Run-Off Election: Improved Provable Defense against Data Poisoning Attacks

TL;DR

This paper introduces Run-Off Election (ROE), a novel aggregation method for ensemble defenses against data poisoning, significantly improving certified robustness and efficiency over existing approaches.

Contribution

The paper proposes ROE, a two-round election aggregation method that enhances provable defenses against data poisoning attacks, outperforming current state-of-the-art methods.

Findings

ROE improves certified accuracy by up to 4% on benchmark datasets.

Applying ROE to DPA yields 12-27% better robustness than existing methods.

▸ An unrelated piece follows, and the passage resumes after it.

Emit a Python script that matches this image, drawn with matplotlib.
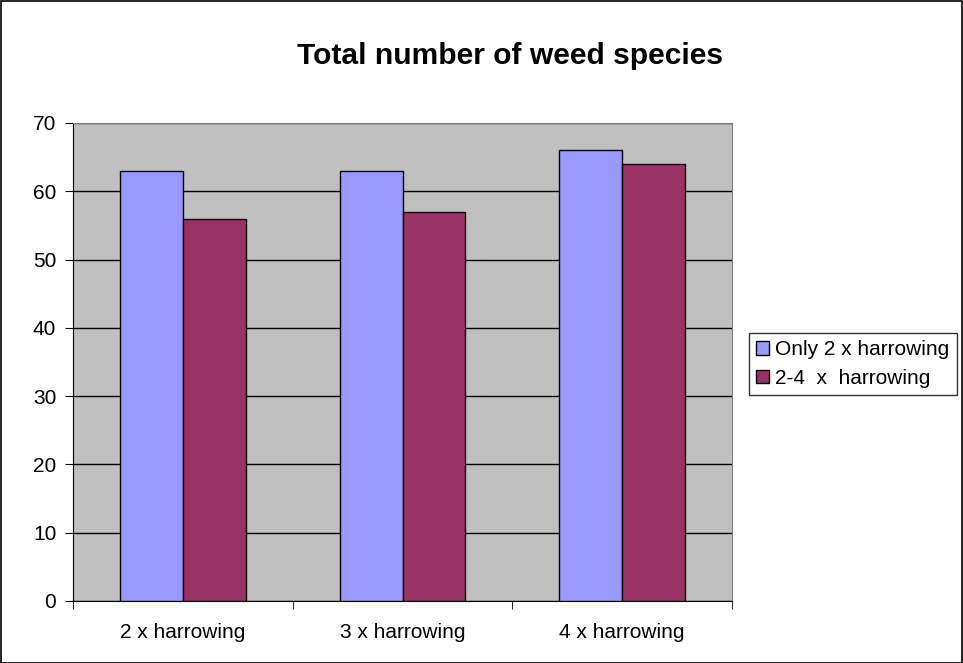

ROE achieves higher robustness with 32 times less computational power.

Abstract

In data poisoning attacks, an adversary tries to change a model's prediction by adding, modifying, or removing samples in the training data. Recently, ensemble-based approaches for obtaining provable defenses against data poisoning have been proposed where predictions are done by taking a majority vote across multiple base models. In this work, we show that merely considering the majority vote in ensemble defenses is wasteful as it does not effectively utilize available information in the logits layers of the base models. Instead, we propose Run-Off Election (ROE), a novel aggregation method based on a two-round election across the base models: In the first round, models vote for their preferred class and then a second, Run-Off election is held between the top two classes in the first round. Based on this approach, we propose DPA+ROE and FA+ROE defense methods based on Deep Partition Aggregation (DPA) and Finite Aggregation (FA) approaches from prior work. We evaluate our methods on MNIST, CIFAR-10, and GTSRB and obtain improvements in certified accuracy by up to 3%-4%. Also, by applying ROE on a boosted version of DPA, we gain improvements around 12%-27% comparing to the current state-of-the-art, establishing a new state-of-the-art in (pointwise) certified robustness against data poisoning. In many cases, our approach outperforms the state-of-the-art, even when using 32 times less computational power.